You've all heard about the researchers that tell us we only use 10 per cent of our brain capacity.
And, I'll bet you've also heard from those idiots who say when we listen to country music that goes down to about two per cent.
But the truth is, whether we like it or not, country music isn't rocket science. And Alan Jackson, who was at Copps Coliseum with over 15,000 roaring fans Saturday night, has simplified the art form down to its bare necessities.
Receipt: Take one tall, slim feller, who looks like you'd imagine Wild Bill Hickock or General George Custer looked like back in the Wild West -- shoulder-length, curly, yellow hair under a big, white Stetson, drooping moustache and slightly unshaven cheeks -- put him in blue jeans so ripped up they look as if his female fans have been tearing at them for half an hour. Give him a nice, tuneful voice, nice, tuneful songs to sing, a nice, almost shy demeanor and go sit by the cash register.
Jackson is a classic country singer. A keeper of the flame.
His fans showed up at Copps carrying signs that read: Garth Who? to distinguish him from the other, more rock and roll oriented country superstar Garth Brooks.
His eight-piece band looked more like a posse than a band to me. Forget their trucks, this lot looked to me like they might have gun racks on their mandolins. They added such old friends as fiddler Mark "Hoghead" McClurg and keyboardist Hargus "Pig" Robbins to Jackson's latest recording, High Mileage, just to show you I'm not exaggerating. Leader Monty Parkey has them playing up a storm, though.
Ironically, it was the songs from the new CD High Mileage I liked least in Jackson's generous two-hour set.
A Woman's Love and I'll Go On Lovin' You, which had the lanky heartthrob sinking his voice down to its low, intimate regions and purring in spoken verse about "long after the pleasures of the flesh" have faded how love lives on. For me that's too much syrup.
I prefer the man with his head back and band howling like a pack of hounds at his heels as he rolls through such stuff as Little Bitty, Don't Rock The Jukebox, Chattahoochie, She's Got The Rhythm (And I Got The Blues), I Don't Even Know Your Name and even that old chestnut Summertime Blues.
And just because he's pure country doesn't mean Jackson is low tech. Some of these tunes had great videos to go with them.

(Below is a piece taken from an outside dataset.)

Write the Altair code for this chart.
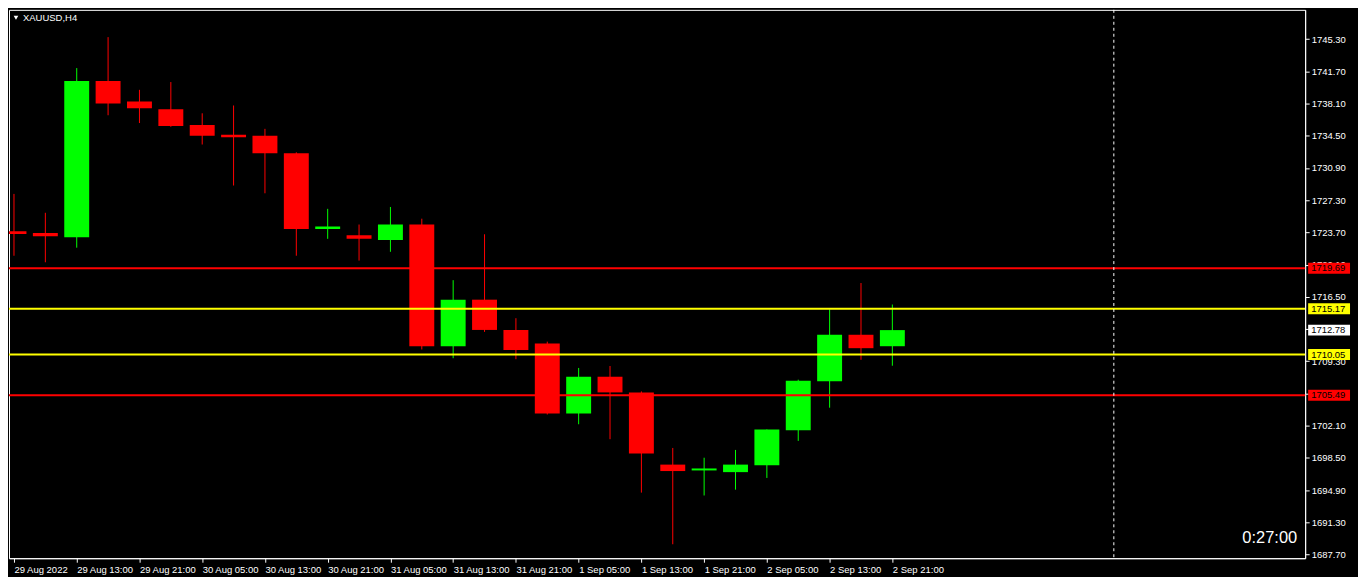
import altair as alt
import pandas as pd

# ---- data ----
symbol_title = "XAUUSD,H4"
timer_text = "0:27:00"

tick_labels = ["29 Aug 2022", "29 Aug 13:00", "29 Aug 21:00", "30 Aug 05:00", "30 Aug 13:00",
               "30 Aug 21:00", "31 Aug 05:00", "31 Aug 13:00", "31 Aug 21:00", "1 Sep 05:00",
               "1 Sep 13:00", "1 Sep 21:00", "2 Sep 05:00", "2 Sep 13:00", "2 Sep 21:00"]

open_ = [1723.82, 1723.63, 1723.16, 1740.61, 1738.32, 1737.45, 1735.70, 1734.61, 1734.50, 1732.54,
         1724.07, 1723.38, 1722.84, 1724.58, 1710.98, 1716.18, 1712.80, 1711.28, 1703.46, 1707.57,
         1705.82, 1697.75, 1697.10, 1696.91, 1697.68, 1701.60, 1707.06, 1712.26, 1710.98]
high = [1728.00, 1725.89, 1742.06, 1745.52, 1739.63, 1740.50, 1737.01, 1737.88, 1735.27, 1732.65,
        1726.33, 1724.58, 1726.54, 1725.23, 1718.36, 1723.49, 1714.11, 1711.49, 1708.55, 1708.77,
        1705.93, 1699.61, 1698.52, 1699.39, 1701.68, 1707.24, 1715.09, 1718.04, 1715.64]
low = [1721.09, 1720.36, 1721.99, 1736.79, 1735.92, 1735.50, 1733.52, 1728.94, 1728.07, 1721.09,
       1722.98, 1720.55, 1721.53, 1710.62, 1709.64, 1712.58, 1709.53, 1703.35, 1702.26, 1700.59,
       1694.62, 1688.85, 1694.30, 1694.95, 1696.26, 1700.40, 1704.11, 1709.46, 1708.80]
close = [1723.52, 1723.27, 1740.61, 1738.10, 1737.56, 1735.59, 1734.50, 1734.32, 1732.54, 1724.07,
         1724.36, 1722.98, 1724.58, 1710.98, 1716.18, 1712.80, 1710.55, 1703.46, 1707.57, 1705.82,
         1698.99, 1697.03, 1697.32, 1697.75, 1701.68, 1707.13, 1712.26, 1710.76, 1712.78]

levels = [1719.69, 1715.17, 1710.05, 1705.49]
level_colors = ["#FF0000", "#FFFF00", "#FFFF00", "#FF0000"]
current_price = 1712.78

price_ticks = [1687.70, 1691.30, 1694.90, 1698.50, 1702.10, 1705.70, 1709.30, 1712.90,
               1716.50, 1720.10, 1723.70, 1727.30, 1730.90, 1734.50, 1738.10, 1741.70, 1745.30]

time_marker_index = 35.06   # dashed vertical line position (bar index)
x_domain = [0, 41]
y_domain = [1687.29, 1748.57]

# ---- build tables ----
W, H = 1300, 550
FONT = "Liberation Sans"

candles = pd.DataFrame({"i": list(range(len(open_))), "open": open_, "high": high,
                        "low": low, "close": close})
candles["dir"] = ["up" if c >= o else "down" for o, c in zip(open_, close)]

lv = pd.DataFrame({"level": levels, "c": level_colors})
labels_df = pd.DataFrame({"price": levels + [current_price],
                          "c": level_colors + ["#FFFFFF"]})
marker_df = pd.DataFrame({"i": [time_marker_index]})
title_df = pd.DataFrame({"t": [symbol_title]})
timer_df = pd.DataFrame({"t": [timer_text]})

xs = alt.Scale(domain=x_domain, nice=False, zero=False)
ys = alt.Scale(domain=y_domain, nice=False, zero=False)
cs = alt.Scale(domain=["up", "down"], range=["#00FF00", "#FF0000"])

label_expr = "[" + ",".join("'%s'" % t for t in tick_labels) + "][round(datum.value/2)]"

x_axis = alt.Axis(values=list(range(0, 2 * len(tick_labels), 2)), labelExpr=label_expr,
                  labelAlign="left", labelPadding=2, tickSize=4, labelOverlap=False,
                  labelFlush=False, title=None)
y_axis = alt.Axis(values=price_ticks, format=".2f", orient="right", tickSize=4,
                  labelPadding=2, title=None, labelOverlap=False, labelSeparation=0)

wicks = alt.Chart(candles).mark_rule(strokeWidth=1, clip=True).encode(
    x=alt.X("i:Q", scale=xs, axis=x_axis),
    y=alt.Y("low:Q", scale=ys, axis=y_axis),
    y2="high:Q",
    color=alt.Color("dir:N", scale=cs, legend=None),
)
bodies = alt.Chart(candles).mark_bar(size=25, clip=True).encode(
    x=alt.X("i:Q", scale=xs, axis=x_axis),
    y=alt.Y("open:Q", scale=ys, axis=y_axis),
    y2="close:Q",
    color=alt.Color("dir:N", scale=cs, legend=None),
)
hlines = alt.Chart(lv).mark_rule(strokeWidth=2).encode(
    y=alt.Y("level:Q", scale=ys, axis=y_axis),
    color=alt.Color("c:N", scale=None),
)
vline = alt.Chart(marker_df).mark_rule(strokeWidth=1, strokeDash=[3, 3], color="white").encode(
    x=alt.X("i:Q", scale=xs, axis=x_axis),
)
boxes = alt.Chart(labels_df).mark_rule(strokeWidth=11, strokeCap="butt").encode(
    x=alt.value(W + 3), x2=alt.value(W + 45),
    y=alt.Y("price:Q", scale=ys, axis=y_axis),
    color=alt.Color("c:N", scale=None),
)
box_text = alt.Chart(labels_df).mark_text(align="left", baseline="middle", font=FONT,
                                          fontSize=9.5, color="black").encode(
    x=alt.value(W + 6),
    y=alt.Y("price:Q", scale=ys, axis=y_axis),
    text=alt.Text("price:Q", format=".2f"),
)
tri = alt.Chart(title_df).mark_point(shape="triangle-down", filled=True, color="white",
                                     size=22, opacity=1).encode(
    x=alt.value(7), y=alt.value(8))
title = alt.Chart(title_df).mark_text(align="left", baseline="middle", font=FONT,
                                      fontSize=9.5, color="white").encode(
    x=alt.value(14), y=alt.value(8.5), text="t:N")
timer = alt.Chart(timer_df).mark_text(align="right", baseline="middle", font=FONT,
                                      fontSize=16.5, color="white").encode(
    x=alt.value(W - 8), y=alt.value(H - 20), text="t:N")

chart = alt.layer(wicks, bodies, hlines, vline, boxes, box_text, tri, title, timer).properties(
    width=W, height=H, background="black",
    padding={"left": 0, "top": 0, "right": 2, "bottom": 2},
).configure_view(stroke="white", strokeWidth=1).configure_axis(
    grid=False, domainColor="white", tickColor="white", labelColor="white",
    labelFont=FONT, labelFontSize=9.5, labelOverlap=False,
)

chart.save("out.html", embed_options={"renderer": "svg", "actions": False})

Chattahoochie had Jackson water-skiing hilariously in the big muddy, She's Got The Rhythm had a very sensuous lady doing bumps and grinds that sure did have "the rhythm" and everything else you'd ever want besides. Between The Devil And Me had the gates of Hell yawn open with fire and brimstone but it was Midnight In Montgomery that told where Jackson is really from musically.
It's a trip, pilgrimage is the right word, really, to the grave in Montgomery, Alabama of country music icon Hank Williams. These are Jackson's roots and he sticks by them.
And it was these traditional values that formed the best part of the show for me.
He gathered the band around him, dropped the electronic instruments for acoustic ones and sang his early tunes. It wasn't "unplugged" -- Jackson is too honest to use that word. He called it his "half wired" set but the abusive volume levels dropped to something bearable without earplugs and at least the words of such early hits as Here In The Real World became clear.
He even did some bluegrass, reminding one of that fabulous take on his Honky Tonk Christmas album with the great Allison Krauss, The Angels Cried.
The gorgeous Deana Carter opened the evening dancing about in skin tight leather and bare feet. She's cute, pert and can sing but I find her voice so similar to so many other Nashville nymphets, it takes an exceptional song to lift her above the pack.
This she had in Strawberry Wine and that fabulous song of the date from hell, the title of which should go straight into the country music hall of fame: Did I Shave My Legs For This? She produced a nice, contemporary foil for Jackson's more traditional fare.